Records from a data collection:
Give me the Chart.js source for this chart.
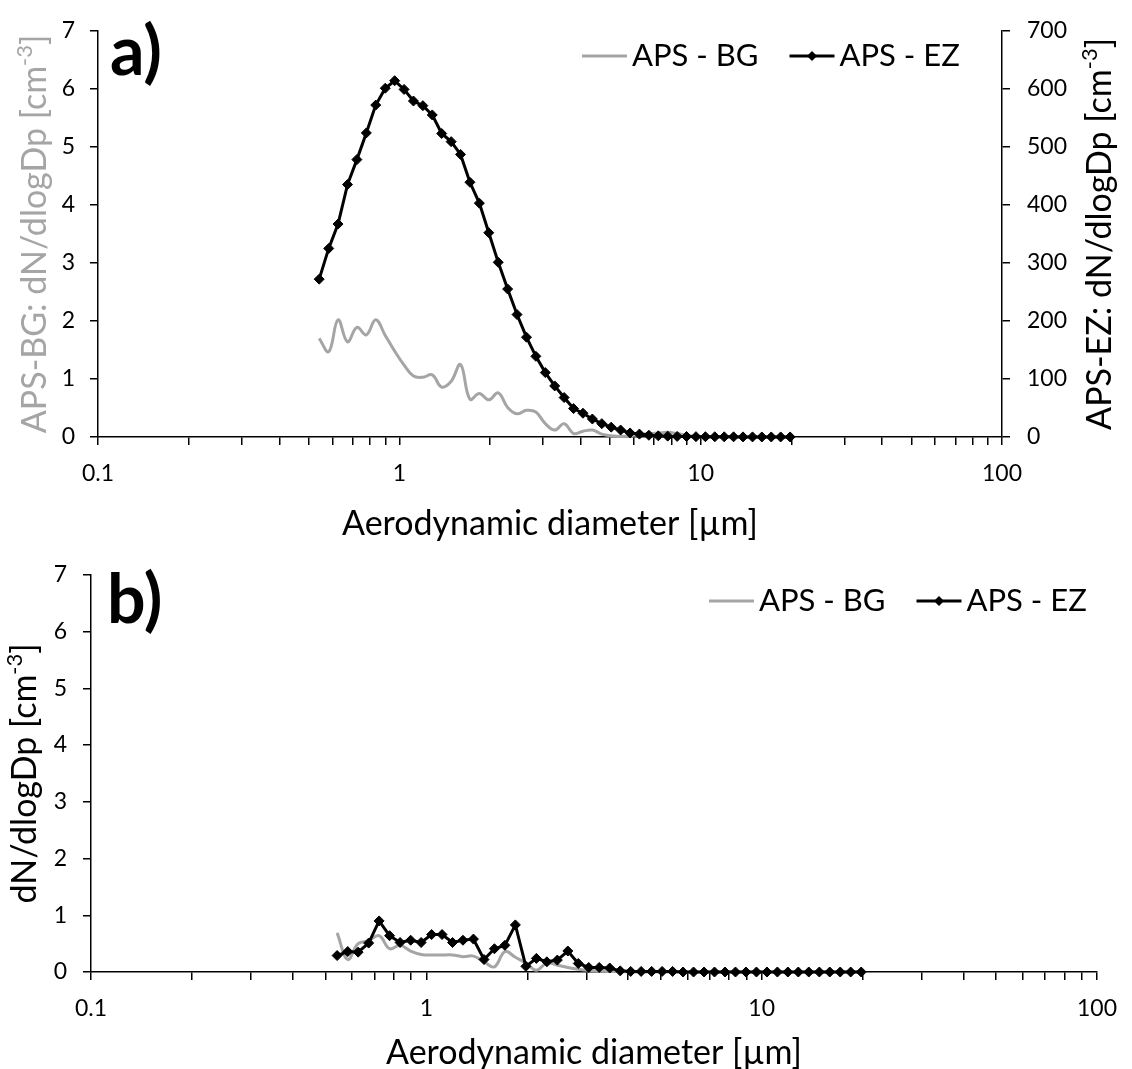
<!DOCTYPE html>
<html>
<head>
<meta charset="utf-8">
<script src="https://cdn.jsdelivr.net/npm/chart.js@4.4.1/dist/chart.umd.min.js"></script>
<style>
  html, body { margin: 0; padding: 0; background: #fff; }
  #wrap { position: relative; width: 1132px; height: 1069px; overflow: hidden; }
  canvas { position: absolute; left: 0; }
  #chartA { top: 0; }
  #chartB { top: 545px; }
</style>
</head>
<body>
<div id="wrap">
  <canvas id="chartA" width="1132" height="545"></canvas>
  <canvas id="chartB" width="1132" height="524"></canvas>
</div>
<script>
// APS channel midpoints [µm]
const diameters = [0.542, 0.583, 0.626, 0.673, 0.723, 0.777, 0.835, 0.898, 0.965, 1.037,
  1.114, 1.197, 1.286, 1.382, 1.486, 1.596, 1.715, 1.843, 1.981, 2.129,
  2.288, 2.458, 2.642, 2.839, 3.051, 3.278, 3.523, 3.786, 4.068, 4.371,
  4.698, 5.048, 5.425, 5.829, 6.264, 6.732, 7.234, 7.774, 8.354, 8.977,
  9.647, 10.37, 11.14, 11.97, 12.86, 13.82, 14.86, 15.96, 17.15, 18.43, 19.81];

// panel a
const bgA = [1.70, 1.47, 2.02, 1.64, 1.89, 1.76, 2.02, 1.75, 1.48, 1.24,
  1.05, 1.03, 1.07, 0.86, 0.96, 1.25, 0.65, 0.75, 0.64, 0.76,
  0.51, 0.40, 0.46, 0.43, 0.23, 0.12, 0.23, 0.06, 0.10, 0.12,
  0.05, 0.02, 0.01, 0.02, 0.04, 0.06, 0.07, 0.08, 0.06, 0.03,
  0.01, 0, 0, 0, 0, 0, 0, 0, 0, 0, 0];
const ezA = [272, 325, 367, 435, 478, 524, 572, 601, 614, 599,
  579, 571, 555, 523, 509, 487, 439, 403, 352, 301,
  255, 211, 172, 139, 111, 88, 68, 49, 41, 31,
  23, 17, 12, 7, 5, 3, 2, 1.5, 1, 0.8,
  0.6, 0.5, 0.4, 0.3, 0.3, 0.2, 0.2, 0.1, 0.1, 0.1, 0.1];

// panel b
const bgB = [0.69, 0.22, 0.50, 0.55, 0.64, 0.41, 0.47, 0.37, 0.31, 0.30,
  0.30, 0.30, 0.27, 0.28, 0.18, 0.09, 0.36, 0.26, 0.16, 0.03,
  0.16, 0.12, 0.08, 0.05, 0.03, 0.02, 0.01, 0.01, 0, 0,
  0, 0, 0, 0, 0, 0, 0, 0, 0, 0,
  0, 0, 0, 0, 0, 0, 0, 0, 0, 0, 0];
const ezB = [0.29, 0.36, 0.35, 0.51, 0.90, 0.64, 0.52, 0.56, 0.52, 0.66,
  0.66, 0.52, 0.56, 0.58, 0.22, 0.41, 0.47, 0.83, 0.10, 0.24,
  0.18, 0.21, 0.37, 0.15, 0.08, 0.08, 0.07, 0.02, 0.01, 0.01,
  0.01, 0.01, 0.01, 0, 0, 0, 0, 0, 0, 0,
  0, 0, 0, 0, 0, 0, 0, 0, 0, 0, 0];

const xMajorTicks = [0.1, 1, 10, 100];
const xTickLabels = ['0.1', '1', '10', '100'];
const legendLabels = ['APS - BG', 'APS - EZ'];

const GRAY = '#a5a5a5';
const TITLE_FONT = 34, TICK_FONT = 23, LEGEND_FONT = 31, LEGEND_GAP = 31;

Chart.defaults.font.family = 'Lato';
Chart.defaults.color = '#000';

// minor ticks 2..9 of every decade
const xTickValues = [];
xMajorTicks.slice(0, -1).forEach(m => {
  for (let k = 1; k <= 9; k++) xTickValues.push(+(m * k).toPrecision(3));
});
xTickValues.push(100);

const points = ys => diameters.map((d, i) => ({x: d, y: ys[i]}));

const axisGrid = {drawOnChartArea: false, drawTicks: true, tickLength: 8, color: '#000', lineWidth: 1.5};
const axisBorder = {display: true, color: '#000', width: 1.5};

function xScale(axisHeight, titlePad) {
  return {
    type: 'logarithmic', position: 'bottom', min: 0.1, max: 100,
    afterBuildTicks: s => { s.ticks = xTickValues.map(v => ({value: v})); },
    afterFit: s => { s.height = axisHeight; },
    ticks: {
      autoSkip: false, maxRotation: 0, padding: 15, font: {size: TICK_FONT}, color: '#000',
      callback: v => { const i = xMajorTicks.indexOf(v); return i >= 0 ? xTickLabels[i] : ''; }
    },
    grid: axisGrid, border: axisBorder,
    title: {display: true, text: 'Aerodynamic diameter [µm]', color: '#000',
      font: {size: TITLE_FONT, lineHeight: 1}, padding: {top: 0, bottom: titlePad}}
  };
}

function yScale(position, max, step, width, pad) {
  return {
    type: 'linear', position, min: 0, max,
    afterFit: s => { s.width = width; },
    ticks: {stepSize: step, padding: pad, font: {size: TICK_FONT}, color: '#000'},
    grid: axisGrid, border: axisBorder
  };
}

// vertical title reading bottom-to-top, with a superscript part
function drawVTitle(ctx, t) {
  ctx.save();
  ctx.translate(t.x, t.y);
  ctx.rotate(-Math.PI / 2);
  ctx.fillStyle = t.color;
  ctx.textBaseline = 'middle';
  const main = TITLE_FONT + 'px Lato', sup = Math.round(TITLE_FONT * 0.65) + 'px Lato';
  let total = 0;
  t.parts.forEach(p => { ctx.font = p[1] ? sup : main; total += ctx.measureText(p[0]).width; });
  let x = -total / 2;
  t.parts.forEach(p => {
    ctx.font = p[1] ? sup : main;
    ctx.fillText(p[0], x, p[1] ? -TITLE_FONT * 0.3 : 0);
    x += ctx.measureText(p[0]).width;
  });
  ctx.restore();
}

// legend row: line sample (with diamond for EZ) followed by the label
function drawLegend(chart, x, y) {
  const ctx = chart.ctx;
  ctx.save();
  ctx.font = LEGEND_FONT + 'px Lato';
  ctx.textBaseline = 'middle';
  chart.data.datasets.forEach((ds, i) => {
    ctx.strokeStyle = ds.borderColor;
    ctx.lineWidth = 3;
    ctx.beginPath(); ctx.moveTo(x, y); ctx.lineTo(x + 45, y); ctx.stroke();
    if (ds.pointRadius > 0) {
      const cx = x + 22.5, r = ds.pointRadius;
      ctx.fillStyle = ds.pointBackgroundColor;
      ctx.beginPath();
      ctx.moveTo(cx, y - r); ctx.lineTo(cx + r, y); ctx.lineTo(cx, y + r); ctx.lineTo(cx - r, y);
      ctx.closePath(); ctx.fill();
    }
    ctx.fillStyle = '#000';
    ctx.fillText(legendLabels[i], x + 50, y);
    x += 50 + ctx.measureText(legendLabels[i]).width + LEGEND_GAP;
  });
  ctx.restore();
}

function decor(cfg) {
  return {
    id: 'decor',
    afterDraw(chart) {
      const ctx = chart.ctx, ca = chart.chartArea;
      drawLegend(chart, cfg.legendX, cfg.legendY);
      ctx.save();
      ctx.font = 'bold 68px Lato';
      ctx.fillStyle = '#000';
      ctx.textBaseline = 'alphabetic';
      ctx.fillText(cfg.panel, cfg.panelX, cfg.panelY);
      ctx.restore();
      cfg.titles.forEach(t => drawVTitle(ctx, Object.assign({y: (ca.top + ca.bottom) / 2}, t)));
    }
  };
}

const unitParts = [['[cm', false], ['-3', true], [']', false]];

function datasets(bg, ez, bgAxis, ezAxis) {
  return [
    {label: legendLabels[0], data: points(bg), yAxisID: bgAxis, order: 2, clip: false,
      borderColor: GRAY, borderWidth: 3, pointRadius: 0, tension: 0.4},
    {label: legendLabels[1], data: points(ez), yAxisID: ezAxis, order: 1, clip: false,
      borderColor: '#000', borderWidth: 3, tension: 0, pointStyle: 'rectRot', pointRadius: 5,
      pointBackgroundColor: '#000', pointBorderColor: '#000', pointBorderWidth: 1}
  ];
}

new Chart(document.getElementById('chartA'), {
  type: 'line',
  data: {datasets: datasets(bgA, ezA, 'y', 'y1')},
  options: {
    responsive: false, animation: false,
    layout: {padding: {top: 23, left: 0, right: 0, bottom: 0}},
    scales: {
      x: xScale(108, 4),
      y: yScale('left', 7, 1, 98, 15),
      y1: yScale('right', 700, 100, 130, 17)
    },
    plugins: {legend: {display: false}, tooltip: {enabled: false}}
  },
  plugins: [decor({
    panel: 'a)', panelX: 110, panelY: 75, legendX: 582, legendY: 56,
    titles: [
      {x: 35, color: GRAY, parts: [['APS-BG: dN/dlogDp ', false]].concat(unitParts)},
      {x: 1100, color: '#000', parts: [['APS-EZ: dN/dlogDp ', false]].concat(unitParts)}
    ]
  })]
});

new Chart(document.getElementById('chartB'), {
  type: 'line',
  data: {datasets: datasets(bgB, ezB, 'y', 'y')},
  options: {
    responsive: false, animation: false,
    layout: {padding: {top: 21, left: 0, right: 22, bottom: 0}},
    scales: {
      x: xScale(97, -1),
      y: yScale('left', 7, 1, 91, 16)
    },
    plugins: {legend: {display: false}, tooltip: {enabled: false}}
  },
  plugins: [decor({
    panel: 'b)', panelX: 107, panelY: 78, legendX: 709, legendY: 56,
    titles: [
      {x: 25, color: '#000', parts: [['dN/dlogDp ', false]].concat(unitParts)}
    ]
  })]
});
</script>
</body>
</html>
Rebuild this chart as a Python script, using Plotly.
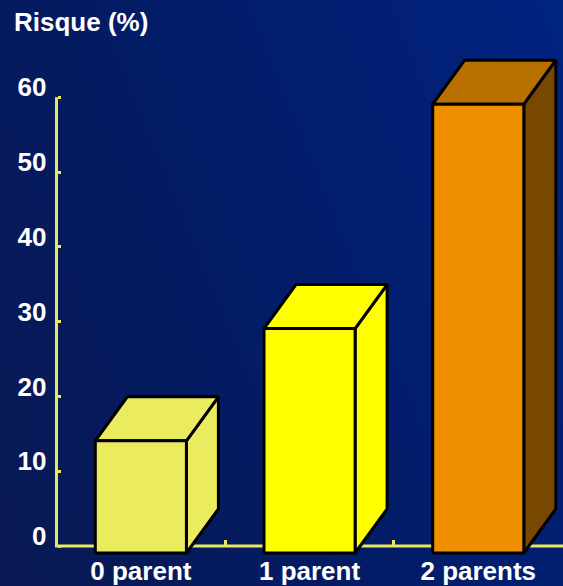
import numpy as np
import plotly.graph_objects as go

# Data
categories = ["0 parent", "1 parent", "2 parents"]
risk = [15, 30, 60]
y_ticks = [0, 10, 20, 30, 40, 50, 60]

# Bar face colours: front, top, side
front_colors = ["#EBEB60", "#FFFF00", "#F09000"]
top_colors = ["#EBEB60", "#FFFF00", "#B87000"]
side_colors = ["#EBEB60", "#FFFF00", "#794800"]

W, H = 563, 586
axis_x_px = 56.5          # pixel column of the value axis
zero_px = 546.0           # pixel row of value 0
px_per_unit_y = 7.48
px_per_cat = 168.7

# Axis ranges chosen so the plot area fills the whole page
x0 = -0.5 - axis_x_px / px_per_cat
x1 = x0 + W / px_per_cat
y0 = (zero_px - H) / px_per_unit_y
y1 = zero_px / px_per_unit_y

bar_w = 0.54                       # front face width (category units)
depth_x = 32 / px_per_cat          # 3-D depth offset
depth_y = 44 / px_per_unit_y
floor = -7 / px_per_unit_y         # front faces sit slightly in front of the axis

axis_color = "#E8E85C"
fig = go.Figure()

# Background gradient
gx = np.linspace(x0, x1, 30)
gy = np.linspace(y0, y1, 30)
GX, GY = np.meshgrid((gx - x0) / (x1 - x0), (gy - y0) / (y1 - y0))
fig.add_trace(go.Heatmap(
    x=gx, y=gy, z=0.7 * GX + 0.3 * GY, zsmooth="best", showscale=False,
    colorscale=[[0, "#081852"], [0.5, "#031c68"], [1, "#002380"]],
    hoverinfo="skip"))

# Axis lines (drawn beneath the bars)
fig.add_trace(go.Scatter(
    x=[-0.5, -0.5, x1], y=[y_ticks[-1], 0, 0], mode="lines",
    line=dict(color=axis_color, width=3), hoverinfo="skip", showlegend=False))

def face(xs, ys, color):
    fig.add_trace(go.Scatter(
        x=xs, y=ys, mode="lines", fill="toself", fillcolor=color,
        line=dict(color="black", width=3), hoverinfo="skip", showlegend=False))

for i, v in enumerate(risk):
    xl, xr = i - bar_w / 2, i + bar_w / 2
    yb, yt = floor, floor + v
    # side face
    face([xr, xr + depth_x, xr + depth_x, xr, xr],
         [yb, yb + depth_y, yt + depth_y, yt, yb], side_colors[i])
    # top face
    face([xl, xl + depth_x, xr + depth_x, xr, xl],
         [yt, yt + depth_y, yt + depth_y, yt, yt], top_colors[i])
    # front face
    face([xl, xr, xr, xl, xl], [yb, yb, yt, yt, yb], front_colors[i])

tick_font = dict(family="Liberation Sans, Arial, sans-serif", size=26,
                 color="white", weight="bold")

fig.update_layout(
    width=W, height=H,
    margin=dict(l=0, r=0, t=0, b=0),
    paper_bgcolor="#061a5a", plot_bgcolor="rgba(0,0,0,0)",
    showlegend=False,
    xaxis=dict(range=[x0, x1], domain=[0, 1], anchor="free",
               position=(H - zero_px) / H,
               tickmode="array", tickvals=list(range(len(categories))),
               ticktext=categories, ticks="", tickfont=tick_font,
               ticklabelstandoff=7,
               minor=dict(tickmode="array", tickvals=[0.5, 1.5],
                          ticks="inside", ticklen=6, tickwidth=2.5,
                          tickcolor=axis_color, showgrid=False),
               showgrid=False, zeroline=False, showline=False),
    yaxis=dict(range=[y0, y1], domain=[0, 1], anchor="free",
               position=axis_x_px / W,
               tickmode="array", tickvals=y_ticks, ticks="inside",
               ticklen=3, tickwidth=2.5, tickcolor=axis_color,
               tickfont=tick_font, ticklabelshift=-10,
               ticklabelstandoff=10,
               showgrid=False, zeroline=False, showline=False),
    annotations=[dict(text="Risque (%)", xref="paper", yref="paper",
                      x=12 / W, y=1 - 22 / H, xanchor="left",
                      yanchor="middle", showarrow=False, font=tick_font)],
)

fig.write_html("out.html")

◆ DIRECTIVE ◆
Reproduce the records above from their first line to the line bearing "17.15, 18.43, 19.81];", both ends included, leaving every picture out.

◆ CORRECT ANSWER ◆
Give me the Chart.js source for this chart.
<!DOCTYPE html>
<html>
<head>
<meta charset="utf-8">
<script src="https://cdn.jsdelivr.net/npm/chart.js@4.4.1/dist/chart.umd.min.js"></script>
<style>
  html, body { margin: 0; padding: 0; background: #fff; }
  #wrap { position: relative; width: 1132px; height: 1069px; overflow: hidden; }
  canvas { position: absolute; left: 0; }
  #chartA { top: 0; }
  #chartB { top: 545px; }
</style>
</head>
<body>
<div id="wrap">
  <canvas id="chartA" width="1132" height="545"></canvas>
  <canvas id="chartB" width="1132" height="524"></canvas>
</div>
<script>
// APS channel midpoints [µm]
const diameters = [0.542, 0.583, 0.626, 0.673, 0.723, 0.777, 0.835, 0.898, 0.965, 1.037,
  1.114, 1.197, 1.286, 1.382, 1.486, 1.596, 1.715, 1.843, 1.981, 2.129,
  2.288, 2.458, 2.642, 2.839, 3.051, 3.278, 3.523, 3.786, 4.068, 4.371,
  4.698, 5.048, 5.425, 5.829, 6.264, 6.732, 7.234, 7.774, 8.354, 8.977,
  9.647, 10.37, 11.14, 11.97, 12.86, 13.82, 14.86, 15.96, 17.15, 18.43, 19.81];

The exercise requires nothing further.